Tories family plans: one step forward, two steps back for dads

David Willett - outlined Tory plans today

Tory ministers yesterday previewed a green paper which proposes more rights for dads to see their kids. The reforms would be good news for fathers if they were not set amongst a series of potentially unhelpful family policies which would cancel out any potential benefits of the plans.

Speaking to The Guardian, the shadow minister for employment and skills David Willetts laid out the paper’s vision. In it the party proposes making it easier for grandparents and fathers to stay in contact with children when marriages break up and outlines plans  to provide more help for fathers in struggling relationships.
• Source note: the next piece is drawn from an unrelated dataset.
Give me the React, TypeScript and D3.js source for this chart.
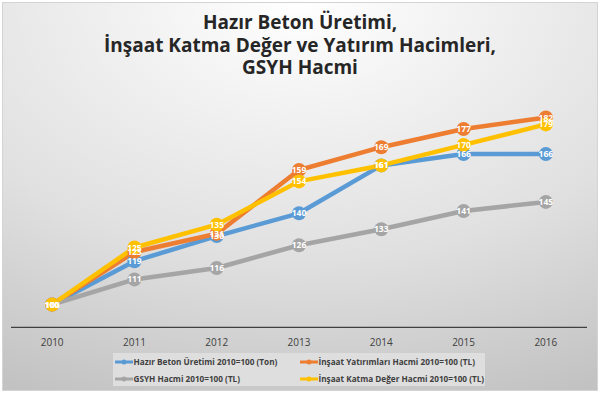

The long-called for fatherhood reforms, however, are packaged in with a raft of other measures designed to ’strengthen’ the family; with increasing the  number of marriages  in the UK at the heart of the paper.

While the promise of fairer treatment of dads will come as good news to those such as Fathers 4 Justice who have been long campaigning for fairer rules on fathers seeing their kids, the fact that these concessions are to be packaged in with reforms based around marriage is a clear insight into backwards Tory party policies and a case of one step forward, two steps back.

While the party under the lead of David Cameron is desperately attempting to prove its modern edge by offering ‘modern’ reforms, papers like this reveal that while the Tories claim to be forward looking, they are fundamentally the same right-leaning group unable to break from the past.

By pushing an outdated 1950s view of society where the nuclear family is God, single fathers are only pushed onto the fringes of society and seen as an undesirable outcast from the ‘normal,’ ‘loving’ family.

Their outdated views, while appealing to the party’s core voters close to a  general election, only go to stigmatise dads who are no longer with their partners, thus cancelling out the benefits of the proposed changes in the law.

With one third of marriages now ending in divorce, it is time for the Tory party to change the way it sees the world and propose some reforms that actually change the status quo without harking back to an imagined Utopian age which is damaging and ultimately unattainable.